PROVO A former Brigham Young University football player will have a chance to get felonies wiped from his record if he can stay out of trouble for the next few years.
Matangi Tonga, 19, was sentenced Wednesday in 4th District Court to 36 months of probation and 90 days on the jail's ankle-monitoring system for four third-degree felonies of burglary.
The deal is that if Tonga keeps out of trouble and completes his probation requirements, when he comes before the court again in a year, the state agreed to lower the charges.
"From our standpoint this is an incentive to clean up his act and to continue in his schooling, and perhaps play football in the future, to make something positive (of his life)," said deputy Utah County Attorney Chad Grunander.
With compliance, the four felonies could become four class A misdemeanors on Tonga's permanent record.
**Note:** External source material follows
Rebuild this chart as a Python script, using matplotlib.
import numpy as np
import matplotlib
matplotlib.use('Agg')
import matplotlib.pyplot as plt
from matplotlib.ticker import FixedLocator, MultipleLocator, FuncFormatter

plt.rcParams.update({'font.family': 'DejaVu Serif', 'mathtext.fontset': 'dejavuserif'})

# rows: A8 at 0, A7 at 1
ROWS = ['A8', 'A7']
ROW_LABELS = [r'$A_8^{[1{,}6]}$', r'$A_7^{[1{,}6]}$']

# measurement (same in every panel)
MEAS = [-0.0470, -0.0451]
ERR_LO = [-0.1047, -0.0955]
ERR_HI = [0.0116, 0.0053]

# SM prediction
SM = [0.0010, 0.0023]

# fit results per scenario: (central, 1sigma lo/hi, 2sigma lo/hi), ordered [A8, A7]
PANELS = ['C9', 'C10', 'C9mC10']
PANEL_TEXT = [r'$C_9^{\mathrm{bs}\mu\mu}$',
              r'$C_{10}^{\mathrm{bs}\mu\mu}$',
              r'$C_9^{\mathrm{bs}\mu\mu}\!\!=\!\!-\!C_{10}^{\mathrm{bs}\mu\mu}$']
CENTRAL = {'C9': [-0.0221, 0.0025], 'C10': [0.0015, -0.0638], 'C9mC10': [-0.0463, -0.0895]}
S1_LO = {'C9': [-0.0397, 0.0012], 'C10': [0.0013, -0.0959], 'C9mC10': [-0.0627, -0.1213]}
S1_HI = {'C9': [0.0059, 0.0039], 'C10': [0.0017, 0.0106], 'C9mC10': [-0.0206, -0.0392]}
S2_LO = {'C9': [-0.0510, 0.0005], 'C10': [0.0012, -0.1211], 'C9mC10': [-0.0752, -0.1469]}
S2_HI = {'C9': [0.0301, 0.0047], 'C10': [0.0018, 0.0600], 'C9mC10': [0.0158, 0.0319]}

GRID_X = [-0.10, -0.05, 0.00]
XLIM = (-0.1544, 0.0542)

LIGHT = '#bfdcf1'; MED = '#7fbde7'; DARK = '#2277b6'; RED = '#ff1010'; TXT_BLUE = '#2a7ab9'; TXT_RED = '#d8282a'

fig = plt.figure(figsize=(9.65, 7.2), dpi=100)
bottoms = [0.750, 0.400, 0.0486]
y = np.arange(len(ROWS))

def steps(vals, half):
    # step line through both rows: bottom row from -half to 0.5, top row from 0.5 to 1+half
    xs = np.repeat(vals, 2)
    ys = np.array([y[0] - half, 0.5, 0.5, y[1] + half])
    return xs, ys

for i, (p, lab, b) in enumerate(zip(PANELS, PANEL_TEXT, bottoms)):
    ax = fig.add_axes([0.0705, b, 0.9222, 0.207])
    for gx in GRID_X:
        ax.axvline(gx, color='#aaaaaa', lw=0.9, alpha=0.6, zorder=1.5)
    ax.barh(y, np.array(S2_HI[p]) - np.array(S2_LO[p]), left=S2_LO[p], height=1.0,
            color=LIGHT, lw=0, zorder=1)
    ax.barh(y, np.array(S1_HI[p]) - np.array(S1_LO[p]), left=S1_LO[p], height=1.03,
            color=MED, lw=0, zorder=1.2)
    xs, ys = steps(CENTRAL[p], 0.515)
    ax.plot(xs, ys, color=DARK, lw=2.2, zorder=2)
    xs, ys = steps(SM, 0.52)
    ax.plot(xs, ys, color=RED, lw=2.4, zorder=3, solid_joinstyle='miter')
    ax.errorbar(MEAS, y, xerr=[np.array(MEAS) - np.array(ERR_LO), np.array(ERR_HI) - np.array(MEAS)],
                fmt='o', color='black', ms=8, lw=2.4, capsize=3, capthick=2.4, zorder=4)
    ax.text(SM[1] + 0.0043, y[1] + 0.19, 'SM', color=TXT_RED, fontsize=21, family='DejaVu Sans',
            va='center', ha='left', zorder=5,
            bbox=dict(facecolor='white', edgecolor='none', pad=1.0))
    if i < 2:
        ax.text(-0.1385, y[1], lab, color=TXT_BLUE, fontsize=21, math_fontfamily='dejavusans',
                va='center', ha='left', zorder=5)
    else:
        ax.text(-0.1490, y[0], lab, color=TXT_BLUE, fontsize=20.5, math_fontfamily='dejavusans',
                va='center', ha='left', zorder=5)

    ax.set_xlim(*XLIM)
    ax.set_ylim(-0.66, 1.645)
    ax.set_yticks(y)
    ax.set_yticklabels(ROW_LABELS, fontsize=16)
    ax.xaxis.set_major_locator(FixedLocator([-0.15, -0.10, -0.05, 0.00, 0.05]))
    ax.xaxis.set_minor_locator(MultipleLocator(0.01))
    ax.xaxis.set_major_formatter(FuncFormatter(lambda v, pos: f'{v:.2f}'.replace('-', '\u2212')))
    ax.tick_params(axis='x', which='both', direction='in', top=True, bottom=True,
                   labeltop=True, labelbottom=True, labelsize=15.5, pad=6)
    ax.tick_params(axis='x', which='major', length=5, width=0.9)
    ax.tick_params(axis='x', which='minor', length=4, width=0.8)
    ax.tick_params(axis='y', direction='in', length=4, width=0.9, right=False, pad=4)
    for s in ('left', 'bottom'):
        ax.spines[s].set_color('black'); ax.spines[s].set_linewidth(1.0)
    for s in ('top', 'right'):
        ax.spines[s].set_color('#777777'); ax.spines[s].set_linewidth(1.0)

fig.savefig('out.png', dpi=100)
Sometime in August and October of last year, and around January and February of this year, Tonga broke into several apartments around BYU campus and pawed through personal property. He walked off with an iPod, Xbox and a set of speakers, said Grunander.
"Students actually had suspicions that Tonga was involved, so on their own, they went to his dorm and found their property and reported the problem," Grunander said.
Tonga was cooperative with police and admitted what he had done, and was able to return most of the property, Grunander said. However, Judge Lynn Davis left open restitution.
Originally charged with seven felonies, Tonga was willing to work with prosecutors and took a deal in August in which he agreed to plead guilty to four felonies if the state dropped three charges two burglaries and one theft, said defense attorney Danny Frazier.
Tonga, a defensive lineman, played in BYU's 2006 football season as a freshman but was suspended indefinitely from the team in February 2007 for "violating team rules."